* Begin Raw data *

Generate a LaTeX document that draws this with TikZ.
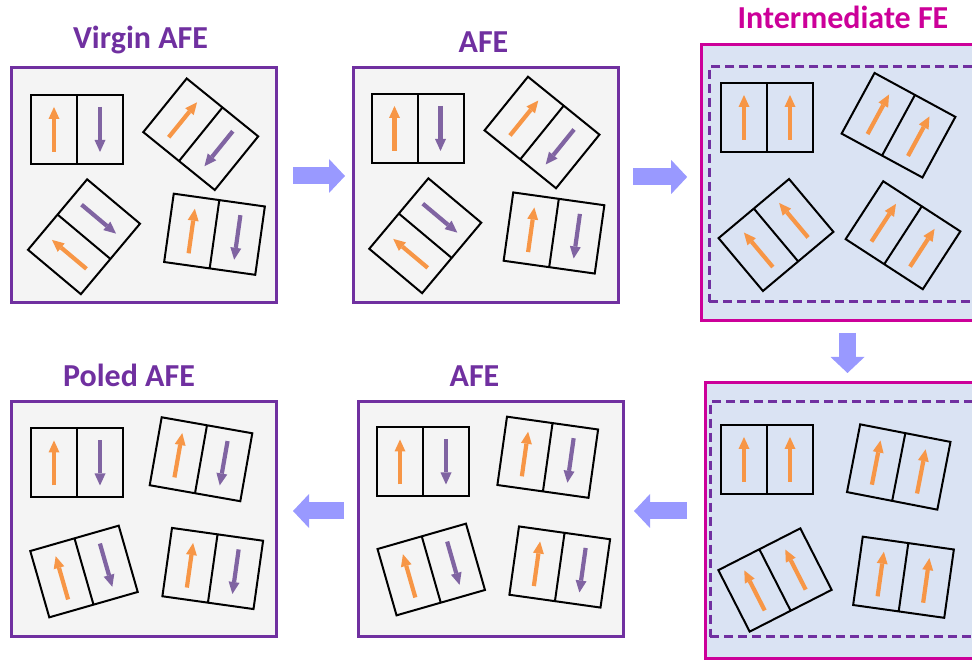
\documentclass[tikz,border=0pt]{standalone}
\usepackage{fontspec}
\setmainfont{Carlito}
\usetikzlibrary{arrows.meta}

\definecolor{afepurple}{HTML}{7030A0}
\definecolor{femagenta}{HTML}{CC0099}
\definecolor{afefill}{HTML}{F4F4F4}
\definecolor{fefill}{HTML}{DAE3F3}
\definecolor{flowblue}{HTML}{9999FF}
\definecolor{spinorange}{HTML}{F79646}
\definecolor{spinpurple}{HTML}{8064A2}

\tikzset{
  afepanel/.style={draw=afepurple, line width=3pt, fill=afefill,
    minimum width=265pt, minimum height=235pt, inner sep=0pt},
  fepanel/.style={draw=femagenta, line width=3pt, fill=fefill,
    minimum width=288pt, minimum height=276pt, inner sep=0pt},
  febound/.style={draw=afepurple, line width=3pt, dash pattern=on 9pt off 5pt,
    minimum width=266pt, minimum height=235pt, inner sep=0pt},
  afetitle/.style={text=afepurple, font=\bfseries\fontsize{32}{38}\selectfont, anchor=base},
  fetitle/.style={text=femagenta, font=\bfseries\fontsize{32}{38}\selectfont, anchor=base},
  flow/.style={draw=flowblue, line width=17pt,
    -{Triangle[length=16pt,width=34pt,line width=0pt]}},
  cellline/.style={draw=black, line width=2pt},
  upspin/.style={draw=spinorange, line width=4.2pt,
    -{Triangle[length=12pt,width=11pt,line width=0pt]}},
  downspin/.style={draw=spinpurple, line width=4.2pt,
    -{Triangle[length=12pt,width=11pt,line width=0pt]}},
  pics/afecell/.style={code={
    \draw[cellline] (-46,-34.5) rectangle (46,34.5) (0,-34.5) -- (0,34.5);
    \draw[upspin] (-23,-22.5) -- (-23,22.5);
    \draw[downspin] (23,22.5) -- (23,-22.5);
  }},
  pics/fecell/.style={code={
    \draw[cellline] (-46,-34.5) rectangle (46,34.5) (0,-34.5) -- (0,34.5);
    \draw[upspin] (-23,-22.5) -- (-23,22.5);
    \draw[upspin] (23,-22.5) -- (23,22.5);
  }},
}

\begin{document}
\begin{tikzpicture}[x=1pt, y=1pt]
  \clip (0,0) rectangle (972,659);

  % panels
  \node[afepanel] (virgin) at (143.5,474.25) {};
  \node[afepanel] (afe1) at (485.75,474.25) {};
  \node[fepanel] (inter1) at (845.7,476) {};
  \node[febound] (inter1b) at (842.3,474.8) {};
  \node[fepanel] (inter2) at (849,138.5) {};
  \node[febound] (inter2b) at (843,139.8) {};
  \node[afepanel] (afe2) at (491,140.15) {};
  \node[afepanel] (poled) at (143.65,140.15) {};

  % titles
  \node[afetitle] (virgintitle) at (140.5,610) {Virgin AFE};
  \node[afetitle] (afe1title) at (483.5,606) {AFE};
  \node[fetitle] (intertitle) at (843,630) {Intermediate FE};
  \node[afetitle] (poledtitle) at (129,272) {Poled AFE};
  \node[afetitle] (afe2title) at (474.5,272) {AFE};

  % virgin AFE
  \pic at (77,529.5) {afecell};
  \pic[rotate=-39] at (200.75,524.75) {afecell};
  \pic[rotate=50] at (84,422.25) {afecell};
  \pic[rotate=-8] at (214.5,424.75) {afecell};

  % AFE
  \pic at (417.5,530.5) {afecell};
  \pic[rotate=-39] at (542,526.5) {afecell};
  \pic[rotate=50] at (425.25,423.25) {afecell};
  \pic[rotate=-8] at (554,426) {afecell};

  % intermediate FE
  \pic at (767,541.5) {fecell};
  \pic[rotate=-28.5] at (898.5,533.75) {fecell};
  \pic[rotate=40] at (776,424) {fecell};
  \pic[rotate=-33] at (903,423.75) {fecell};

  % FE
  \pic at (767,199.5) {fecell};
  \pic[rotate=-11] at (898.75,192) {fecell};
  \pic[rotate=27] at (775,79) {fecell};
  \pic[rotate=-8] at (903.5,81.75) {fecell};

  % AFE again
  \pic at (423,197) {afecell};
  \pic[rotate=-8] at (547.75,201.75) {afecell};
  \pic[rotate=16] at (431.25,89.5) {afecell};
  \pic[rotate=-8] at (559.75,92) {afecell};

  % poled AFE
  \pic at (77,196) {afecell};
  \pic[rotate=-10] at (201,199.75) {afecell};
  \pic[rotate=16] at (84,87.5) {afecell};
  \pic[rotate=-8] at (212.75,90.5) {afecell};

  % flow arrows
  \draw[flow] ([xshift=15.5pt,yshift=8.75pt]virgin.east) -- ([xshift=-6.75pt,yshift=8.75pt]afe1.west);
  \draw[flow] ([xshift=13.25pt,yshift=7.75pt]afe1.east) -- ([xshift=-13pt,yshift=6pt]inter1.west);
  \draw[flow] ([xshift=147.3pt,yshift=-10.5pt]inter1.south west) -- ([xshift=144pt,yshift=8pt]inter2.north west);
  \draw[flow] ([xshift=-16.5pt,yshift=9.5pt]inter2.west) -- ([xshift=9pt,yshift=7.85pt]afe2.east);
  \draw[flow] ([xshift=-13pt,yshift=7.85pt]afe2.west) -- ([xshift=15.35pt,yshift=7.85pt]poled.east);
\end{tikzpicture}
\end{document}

* End Raw data *

Task to complete => With the pictures left out, transcribe the material exactly.

Exercise output =>
Generate a LaTeX document that draws this with TikZ.
\documentclass[tikz,border=0pt]{standalone}
\usepackage{fontspec}
\setmainfont{Carlito}
\usetikzlibrary{arrows.meta}

\definecolor{afepurple}{HTML}{7030A0}
\definecolor{femagenta}{HTML}{CC0099}
\definecolor{afefill}{HTML}{F4F4F4}
\definecolor{fefill}{HTML}{DAE3F3}
\definecolor{flowblue}{HTML}{9999FF}
\definecolor{spinorange}{HTML}{F79646}
\definecolor{spinpurple}{HTML}{8064A2}

\tikzset{
  afepanel/.style={draw=afepurple, line width=3pt, fill=afefill,
    minimum width=265pt, minimum height=235pt, inner sep=0pt},
  fepanel/.style={draw=femagenta, line width=3pt, fill=fefill,
    minimum width=288pt, minimum height=276pt, inner sep=0pt},
  febound/.style={draw=afepurple, line width=3pt, dash pattern=on 9pt off 5pt,
    minimum width=266pt, minimum height=235pt, inner sep=0pt},
  afetitle/.style={text=afepurple, font=\bfseries\fontsize{32}{38}\selectfont, anchor=base},
  fetitle/.style={text=femagenta, font=\bfseries\fontsize{32}{38}\selectfont, anchor=base},
  flow/.style={draw=flowblue, line width=17pt,
    -{Triangle[length=16pt,width=34pt,line width=0pt]}},
  cellline/.style={draw=black, line width=2pt},
  upspin/.style={draw=spinorange, line width=4.2pt,
    -{Triangle[length=12pt,width=11pt,line width=0pt]}},
  downspin/.style={draw=spinpurple, line width=4.2pt,
    -{Triangle[length=12pt,width=11pt,line width=0pt]}},
  pics/afecell/.style={code={
    \draw[cellline] (-46,-34.5) rectangle (46,34.5) (0,-34.5) -- (0,34.5);
    \draw[upspin] (-23,-22.5) -- (-23,22.5);
    \draw[downspin] (23,22.5) -- (23,-22.5);
  }},
  pics/fecell/.style={code={
    \draw[cellline] (-46,-34.5) rectangle (46,34.5) (0,-34.5) -- (0,34.5);
    \draw[upspin] (-23,-22.5) -- (-23,22.5);
    \draw[upspin] (23,-22.5) -- (23,22.5);
  }},
}

\begin{document}
\begin{tikzpicture}[x=1pt, y=1pt]
  \clip (0,0) rectangle (972,659);

  % panels
  \node[afepanel] (virgin) at (143.5,474.25) {};
  \node[afepanel] (afe1) at (485.75,474.25) {};
  \node[fepanel] (inter1) at (845.7,476) {};
  \node[febound] (inter1b) at (842.3,474.8) {};
  \node[fepanel] (inter2) at (849,138.5) {};
  \node[febound] (inter2b) at (843,139.8) {};
  \node[afepanel] (afe2) at (491,140.15) {};
  \node[afepanel] (poled) at (143.65,140.15) {};

  % titles
  \node[afetitle] (virgintitle) at (140.5,610) {Virgin AFE};
  \node[afetitle] (afe1title) at (483.5,606) {AFE};
  \node[fetitle] (intertitle) at (843,630) {Intermediate FE};
  \node[afetitle] (poledtitle) at (129,272) {Poled AFE};
  \node[afetitle] (afe2title) at (474.5,272) {AFE};

  % virgin AFE
  \pic at (77,529.5) {afecell};
  \pic[rotate=-39] at (200.75,524.75) {afecell};
  \pic[rotate=50] at (84,422.25) {afecell};
  \pic[rotate=-8] at (214.5,424.75) {afecell};

  % AFE
  \pic at (417.5,530.5) {afecell};
  \pic[rotate=-39] at (542,526.5) {afecell};
  \pic[rotate=50] at (425.25,423.25) {afecell};
  \pic[rotate=-8] at (554,426) {afecell};

  % intermediate FE
  \pic at (767,541.5) {fecell};
  \pic[rotate=-28.5] at (898.5,533.75) {fecell};
  \pic[rotate=40] at (776,424) {fecell};
  \pic[rotate=-33] at (903,423.75) {fecell};

  % FE
  \pic at (767,199.5) {fecell};
  \pic[rotate=-11] at (898.75,192) {fecell};
  \pic[rotate=27] at (775,79) {fecell};
  \pic[rotate=-8] at (903.5,81.75) {fecell};

  % AFE again
  \pic at (423,197) {afecell};
  \pic[rotate=-8] at (547.75,201.75) {afecell};
  \pic[rotate=16] at (431.25,89.5) {afecell};
  \pic[rotate=-8] at (559.75,92) {afecell};

  % poled AFE
  \pic at (77,196) {afecell};
  \pic[rotate=-10] at (201,199.75) {afecell};
  \pic[rotate=16] at (84,87.5) {afecell};
  \pic[rotate=-8] at (212.75,90.5) {afecell};

  % flow arrows
  \draw[flow] ([xshift=15.5pt,yshift=8.75pt]virgin.east) -- ([xshift=-6.75pt,yshift=8.75pt]afe1.west);
  \draw[flow] ([xshift=13.25pt,yshift=7.75pt]afe1.east) -- ([xshift=-13pt,yshift=6pt]inter1.west);
  \draw[flow] ([xshift=147.3pt,yshift=-10.5pt]inter1.south west) -- ([xshift=144pt,yshift=8pt]inter2.north west);
  \draw[flow] ([xshift=-16.5pt,yshift=9.5pt]inter2.west) -- ([xshift=9pt,yshift=7.85pt]afe2.east);
  \draw[flow] ([xshift=-13pt,yshift=7.85pt]afe2.west) -- ([xshift=15.35pt,yshift=7.85pt]poled.east);
\end{tikzpicture}
\end{document}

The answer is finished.